Provided records:
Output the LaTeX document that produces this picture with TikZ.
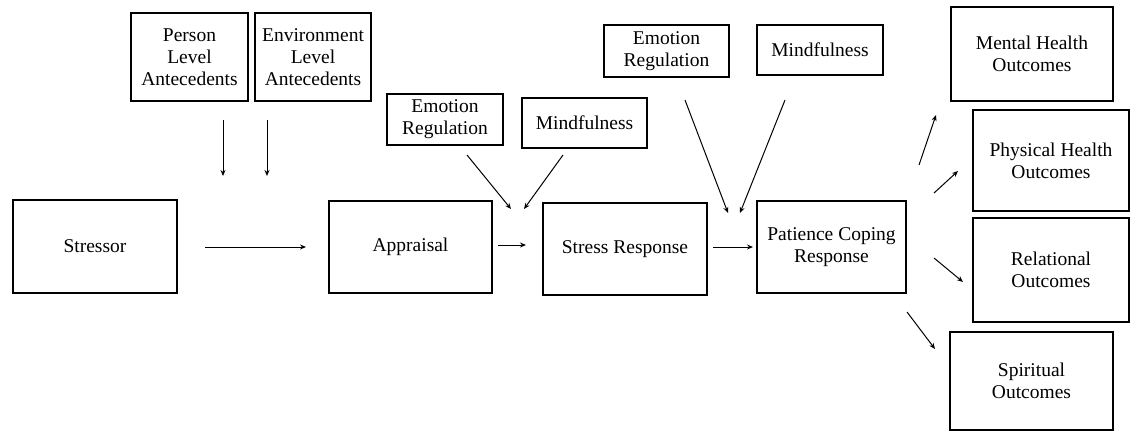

--

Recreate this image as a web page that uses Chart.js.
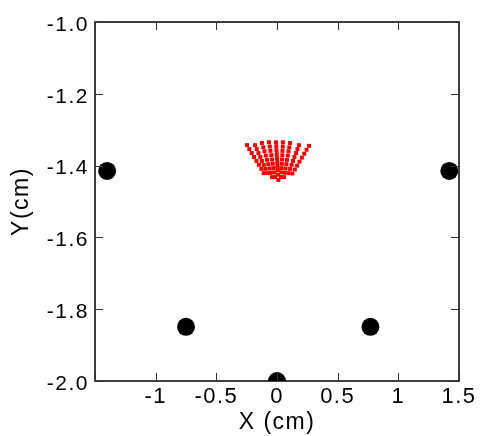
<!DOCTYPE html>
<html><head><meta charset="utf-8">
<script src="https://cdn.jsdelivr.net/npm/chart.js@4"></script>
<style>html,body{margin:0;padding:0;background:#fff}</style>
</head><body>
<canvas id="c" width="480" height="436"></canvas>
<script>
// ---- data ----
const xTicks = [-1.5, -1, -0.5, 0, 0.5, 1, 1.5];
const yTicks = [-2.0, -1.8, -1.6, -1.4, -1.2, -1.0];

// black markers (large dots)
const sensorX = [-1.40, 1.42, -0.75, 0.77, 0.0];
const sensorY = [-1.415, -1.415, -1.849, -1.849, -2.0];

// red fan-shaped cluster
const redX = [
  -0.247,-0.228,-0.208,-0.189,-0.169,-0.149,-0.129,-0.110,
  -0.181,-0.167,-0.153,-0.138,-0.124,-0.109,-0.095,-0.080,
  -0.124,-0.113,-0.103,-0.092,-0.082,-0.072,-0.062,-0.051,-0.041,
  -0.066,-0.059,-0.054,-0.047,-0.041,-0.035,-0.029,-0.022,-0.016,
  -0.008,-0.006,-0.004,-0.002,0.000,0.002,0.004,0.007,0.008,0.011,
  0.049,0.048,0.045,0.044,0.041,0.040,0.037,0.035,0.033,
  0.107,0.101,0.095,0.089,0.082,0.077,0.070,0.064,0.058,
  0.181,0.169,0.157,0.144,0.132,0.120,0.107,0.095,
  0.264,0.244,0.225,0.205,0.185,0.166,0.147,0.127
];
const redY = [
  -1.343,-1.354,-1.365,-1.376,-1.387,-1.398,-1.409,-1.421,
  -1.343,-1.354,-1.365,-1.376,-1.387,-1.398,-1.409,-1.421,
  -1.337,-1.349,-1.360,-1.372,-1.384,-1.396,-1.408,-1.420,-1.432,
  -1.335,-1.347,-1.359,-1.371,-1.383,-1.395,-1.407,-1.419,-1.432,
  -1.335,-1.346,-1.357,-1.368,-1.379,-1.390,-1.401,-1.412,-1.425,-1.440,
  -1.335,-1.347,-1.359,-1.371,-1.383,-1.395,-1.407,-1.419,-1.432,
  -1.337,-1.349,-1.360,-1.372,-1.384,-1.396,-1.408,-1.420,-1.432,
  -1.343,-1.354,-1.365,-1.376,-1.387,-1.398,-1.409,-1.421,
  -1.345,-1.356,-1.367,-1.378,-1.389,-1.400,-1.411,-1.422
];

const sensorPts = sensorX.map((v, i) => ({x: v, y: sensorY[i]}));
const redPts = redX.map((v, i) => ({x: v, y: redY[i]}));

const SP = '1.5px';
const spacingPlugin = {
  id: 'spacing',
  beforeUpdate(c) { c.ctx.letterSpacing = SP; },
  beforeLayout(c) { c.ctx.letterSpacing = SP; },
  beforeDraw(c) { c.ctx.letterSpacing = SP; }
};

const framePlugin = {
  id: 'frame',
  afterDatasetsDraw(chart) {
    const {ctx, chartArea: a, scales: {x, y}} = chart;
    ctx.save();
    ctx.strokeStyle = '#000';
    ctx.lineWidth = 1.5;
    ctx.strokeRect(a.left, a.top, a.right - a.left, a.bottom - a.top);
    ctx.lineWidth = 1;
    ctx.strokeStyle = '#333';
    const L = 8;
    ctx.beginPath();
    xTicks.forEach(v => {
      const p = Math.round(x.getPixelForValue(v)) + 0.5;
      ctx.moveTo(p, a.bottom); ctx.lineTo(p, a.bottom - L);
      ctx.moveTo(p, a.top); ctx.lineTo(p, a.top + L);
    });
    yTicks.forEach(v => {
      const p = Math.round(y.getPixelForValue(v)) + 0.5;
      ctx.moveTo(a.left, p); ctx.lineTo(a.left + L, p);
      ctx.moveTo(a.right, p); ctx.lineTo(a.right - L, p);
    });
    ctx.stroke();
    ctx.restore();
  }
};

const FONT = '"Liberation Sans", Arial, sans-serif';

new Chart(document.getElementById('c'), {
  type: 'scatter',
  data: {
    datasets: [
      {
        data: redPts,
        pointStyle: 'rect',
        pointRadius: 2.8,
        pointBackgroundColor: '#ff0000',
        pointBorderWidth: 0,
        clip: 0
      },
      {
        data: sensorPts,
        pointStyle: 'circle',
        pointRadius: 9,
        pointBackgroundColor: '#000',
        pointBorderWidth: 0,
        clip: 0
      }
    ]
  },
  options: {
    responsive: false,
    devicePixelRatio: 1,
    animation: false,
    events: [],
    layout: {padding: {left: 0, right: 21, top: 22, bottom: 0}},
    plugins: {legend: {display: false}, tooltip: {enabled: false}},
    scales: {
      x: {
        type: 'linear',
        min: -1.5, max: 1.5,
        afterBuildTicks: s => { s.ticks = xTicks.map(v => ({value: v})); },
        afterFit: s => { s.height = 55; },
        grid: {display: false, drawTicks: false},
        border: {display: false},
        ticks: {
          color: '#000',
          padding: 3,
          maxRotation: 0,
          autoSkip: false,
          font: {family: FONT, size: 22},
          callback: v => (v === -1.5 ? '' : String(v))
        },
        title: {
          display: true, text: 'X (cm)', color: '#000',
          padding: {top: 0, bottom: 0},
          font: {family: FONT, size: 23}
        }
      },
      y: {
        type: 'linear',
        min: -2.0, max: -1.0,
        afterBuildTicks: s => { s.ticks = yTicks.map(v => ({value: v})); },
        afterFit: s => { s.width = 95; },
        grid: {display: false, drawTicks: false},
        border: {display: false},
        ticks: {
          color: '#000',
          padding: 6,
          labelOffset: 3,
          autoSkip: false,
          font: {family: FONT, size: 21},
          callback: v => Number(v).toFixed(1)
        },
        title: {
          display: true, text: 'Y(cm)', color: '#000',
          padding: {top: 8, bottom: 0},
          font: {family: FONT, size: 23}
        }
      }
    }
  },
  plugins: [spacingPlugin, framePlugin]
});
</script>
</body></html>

Objective: Skip all pictures. Retype exactly the span whose first line is the one with "Recreate this image" and whose last line is the one with "const sensorY = [-1.415, -1.415, -1.849, -1.849, -2.0];".

Problem solution:
Recreate this image as a web page that uses Chart.js.
<!DOCTYPE html>
<html><head><meta charset="utf-8">
<script src="https://cdn.jsdelivr.net/npm/chart.js@4"></script>
<style>html,body{margin:0;padding:0;background:#fff}</style>
</head><body>
<canvas id="c" width="480" height="436"></canvas>
<script>
// ---- data ----
const xTicks = [-1.5, -1, -0.5, 0, 0.5, 1, 1.5];
const yTicks = [-2.0, -1.8, -1.6, -1.4, -1.2, -1.0];

// black markers (large dots)
const sensorX = [-1.40, 1.42, -0.75, 0.77, 0.0];
const sensorY = [-1.415, -1.415, -1.849, -1.849, -2.0];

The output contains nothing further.